Deep Critical Zone Architecture of Perpendicular Ridges in a Northern Maryland Piedmont Catchment as Imaged by Seismic Tomography

The Critical Zone is the thin layer of Earth's terrestrial surface where rock, water, soil, and atmosphere interact in a myriad of complex processes which support life. Characterizing deep critical zone architecture is important to understanding processes such as chemical weathering and subsurface fluid flow that ultimately shape our planet. Below the surface the critical zone is often characterized as a sequence of soil, saprolite, fractured rock, and unweathered bedrock. Here we study ridges and valleys within Oregon Ridge Park, including the Pond Branch Catchment, to infer controls on the critical zone architecture.
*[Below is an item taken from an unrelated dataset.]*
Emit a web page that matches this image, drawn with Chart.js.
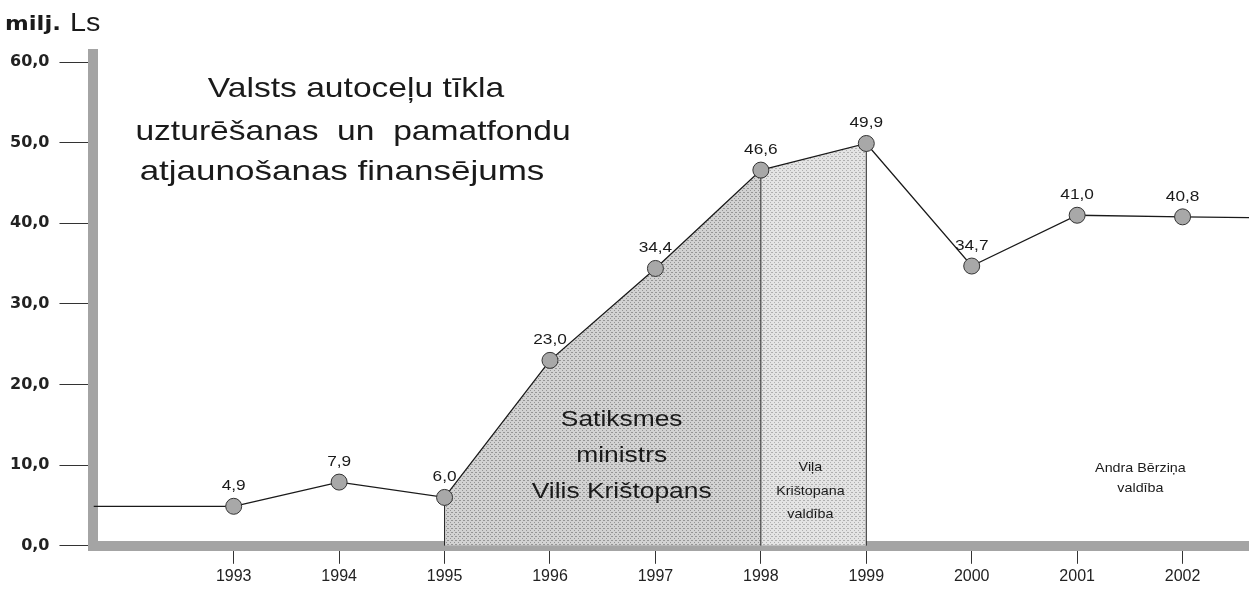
<html><head><script src="https://cdn.jsdelivr.net/npm/chart.js@4.4.3/dist/chart.umd.min.js"></script></head>
<body style="margin:0;background:#fff;overflow:hidden">
<canvas id="c" width="1249" height="601" style="display:block"></canvas>
<script>
// gadi un finansējums (milj. Ls)
years = [1993, 1994, 1995, 1996, 1997, 1998, 1999, 2000, 2001, 2002]
values = [4.9, 7.9, 6.0, 23.0, 34.4, 46.6, 49.9, 34.7, 41.0, 40.8]
yTicks = [0, 10, 20, 30, 40, 50, 60]
// līnija turpinās līdz ass malām
edgeLeft = {x: 1991.67, y: 4.9}
edgeRight = {x: 2002.63, y: 40.7}
// Krištopana periodi
ministerYears = [1995, 1996, 1997, 1998]
govYears = [1998, 1999]

comma = v => v.toFixed(1).replace('.', ',')
ctx0 = document.getElementById('c').getContext('2d')
function stipple(bg, dot) {
  var c = document.createElement('canvas'); c.width = 4; c.height = 4
  var g = c.getContext('2d')
  g.fillStyle = bg; g.fillRect(0, 0, 4, 4)
  g.fillStyle = dot; g.fillRect(0, 0, 1, 1); g.fillRect(2, 2, 1, 1); g.fillRect(3, 0, 1, 1)
  return ctx0.createPattern(c, 'repeat')
}
darkFill = stipple('#d2d2d2', '#959595')
lightFill = stipple('#e4e4e4', '#b0b0b0')

pts = years.map((y, i) => ({x: y, y: values[i]}))
pick = list => list.map(y => ({x: y, y: values[years.indexOf(y)]}))
vline = y => ({data: [{x: y, y: 0}, {x: y, y: values[years.indexOf(y)]}], borderColor: '#222', borderWidth: 1, pointRadius: 0, fill: false, order: 3})

font = 'Liberation Sans, Arial, sans-serif'
// skenētais teksts ir platāks, tāpēc izstiepjam
function wide(c, txt, x, y, k) {
  c.save(); c.translate(x, y); c.scale(k || 1.2, 1); c.fillText(txt, 0, 0); c.restore()
}
textPlugin = {
  id: 'texts',
  afterDraw(chart) {
    var c = chart.ctx, xs = chart.scales.x, ys = chart.scales.y
    c.save()
    c.fillStyle = '#1a1a1a'
    c.textBaseline = 'alphabetic'
    c.textAlign = 'left'
    c.font = 'bold 19px DejaVu Sans'
    wide(c, 'milj.', 5, 30, 1.2)
    c.font = '25px ' + font
    wide(c, 'Ls', 70, 31, 1.15)
    // virsraksts
    c.textAlign = 'center'
    c.font = '28px ' + font
    wide(c, 'Valsts autoceļu tīkla', 356, 97)
    wide(c, 'uzturēšanas  un  pamatfondu', 353, 140)
    wide(c, 'atjaunošanas finansējums', 342, 180, 1.25)
    // vērtību etiķetes
    c.font = '15px ' + font
    pts.forEach(p => {
      wide(c, comma(p.y), xs.getPixelForValue(p.x), ys.getPixelForValue(p.y) - 16, 1.15)
    })
    // paraksti
    c.font = '22px ' + font
    var mx = xs.getPixelForValue(1996.68)
    wide(c, 'Satiksmes', mx, 426)
    wide(c, 'ministrs', mx, 462)
    wide(c, 'Vilis Krištopans', mx, 498)
    c.font = '13px ' + font
    mx = xs.getPixelForValue(1998.47)
    wide(c, 'Viļa', mx, 471, 1.1)
    wide(c, 'Krištopana', mx, 495, 1.1)
    wide(c, 'valdība', mx, 518, 1.1)
    mx = xs.getPixelForValue(2001.6)
    wide(c, 'Andra Bērziņa', mx, 472, 1.1)
    wide(c, 'valdība', mx, 492, 1.1)
    c.restore()
  }
}

new Chart(ctx0, {
  type: 'line',
  data: {
    datasets: [
      {data: pts, borderColor: '#1a1a1a', borderWidth: 1.3, pointRadius: 8, pointHoverRadius: 8,
       pointBackgroundColor: '#a8a8a8', pointBorderColor: '#333', pointBorderWidth: 1, fill: false, order: 1},
      {data: [edgeLeft, pts[0]], borderColor: '#1a1a1a', borderWidth: 1.3, pointRadius: 0, fill: false, order: 2},
      {data: [pts[9], edgeRight], borderColor: '#1a1a1a', borderWidth: 1.3, pointRadius: 0, fill: false, order: 2},
      {data: pick(ministerYears), borderWidth: 0, pointRadius: 0, fill: 'origin', backgroundColor: darkFill, order: 5},
      {data: pick(govYears), borderWidth: 0, pointRadius: 0, fill: 'origin', backgroundColor: lightFill, order: 5},
      vline(1995), vline(1998), vline(1999)
    ]
  },
  options: {
    responsive: false,
    animation: false,
    layout: {autoPadding: false, padding: {left: 0, top: 54, right: 0, bottom: 12}},
    plugins: {legend: {display: false}, tooltip: {enabled: false}},
    scales: {
      x: {
        type: 'linear', min: edgeLeft.x, max: edgeRight.x,
        afterBuildTicks: a => { a.ticks = years.map(v => ({value: v})) },
        ticks: {callback: v => String(v), color: '#222', font: {family: font, size: 16}, padding: 3, maxRotation: 0, autoSkip: false},
        grid: {drawOnChartArea: false, tickLength: 18, color: '#333'},
        border: {color: '#a4a4a4', width: 10}
      },
      y: {
        min: 0, max: 61,
        afterBuildTicks: a => { a.ticks = yTicks.map(v => ({value: v})) },
        ticks: {callback: v => comma(v), color: '#222', font: {family: 'DejaVu Sans', size: 16, weight: 'bold'}, padding: 10},
        grid: {drawOnChartArea: false, tickLength: 34, color: '#333'},
        border: {color: '#a4a4a4', width: 10}
      }
    }
  },
  plugins: [textPlugin]
})
</script>
</body></html>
Our study area is underlain by the Lock Raven Precambrian schist formation located in the Maryland Piedmont. This area is characterized by a series of weathered hillslopes where the relief ranges 20-40 meters. Observations of thick saprolite layers atop of ridges have been made here since the 1960s. Potential consequences of this deep weathering profile include large volumes of groundwater storage which may act to sustain baseflow in local streams. It has been recently shown that interactions between topographic and regional tectonic stresses can influence deep critical zone structure. In particular, the ratio between gravitational stresses and horizontal tectonic stress perpendicular to ridges determines if the weathering profile is surface-parallel or surface mirroring. At our study area, regional tectonic compressional stresses are oriented roughly N65°E. Using seismic methods to study a ridge oriented N0°E in the Pond Branch Catchment, it has been noted in a prior study that the interface between bedrock and regolith mirrors the topography. We compare this previous study with new survey results from a nearby ridge oriented N55°E, closer to the direction of ambient compressional stress. Our results show that the velocity structure here also mirrors topography. Additionally, we present preliminary results from an anisotropy survey within the Pond Branch Catchment that investigates the influence of foliation and fracture orientation on seismic p-wave velocities.